On March 27, 2026 SAP announced it will acquire Reltio, a master data management provider; terms were not disclosed. SAP says the deal will strengthen SAP Business Data Cloud and accelerate its AI-First and Suite-First strategy, evolving SAP BDC into a fully interoperable enterprise data platform for agentic AI. Wilson Sonsini Goodrich & Rosati advised Reltio on the transaction.

Analysis

This deal accelerates the move from application-centric to data-plane-centric enterprise AI, turning CRM/ERP vendors into gatekeepers of cross‑stack training data. Expect a multi-year re‑pricing of software vendors that can credibly own canonical enterprise records: customers will consolidate around platforms that minimize ETL friction and enable promptable agents, lifting renewals and multi‑year services deals but only after a painful 6–18 month integration and change‑management cycle. Cloud infra and orchestration providers are second‑order beneficiaries — increased cross‑service data dependencies raise consumption of managed databases, faster storage, and interconnect bandwidth. Snowflake/MSFT/AWS stand to capture incremental ARR as enterprises stitch together agentic workflows; conversely, narrowly focused MDM/point solutions and some middleware vendors face feature compression and margin pressure. Consultancies and systems integrators will see outsized one‑time implementation revenue and sustained managed services fees, shifting where commercial dollars flow in the ecosystem. Key risks: execution (data mapping, semantics, governance) can delay revenue realization by 12–24 months and materially widen deal implementation costs, creating churn risk at large customers; a major breach or EU/antitrust pushback could stall deployments and invite remedies that blunt monopolistic upsell.
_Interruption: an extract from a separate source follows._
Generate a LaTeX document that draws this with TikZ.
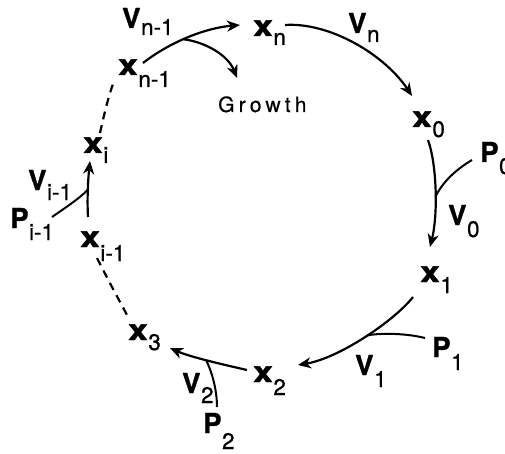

Watch near‑term catalysts—quarterly bookings commentary, strategic cloud partner announcements, and any regulator inquiries—over the next 3–12 months, with true platform effects crystallizing over 2–4 years. Contrarian read: the market may be over‑enthusiastic on immediate SaaS revenue lift and under‑estimating the enduring value to cloud vendors and security vendors. If integration proves harder than narrative suggests, the best alpha may come from owning the infrastructure and security layers that enterprises must upgrade regardless of which MDM wins the front end.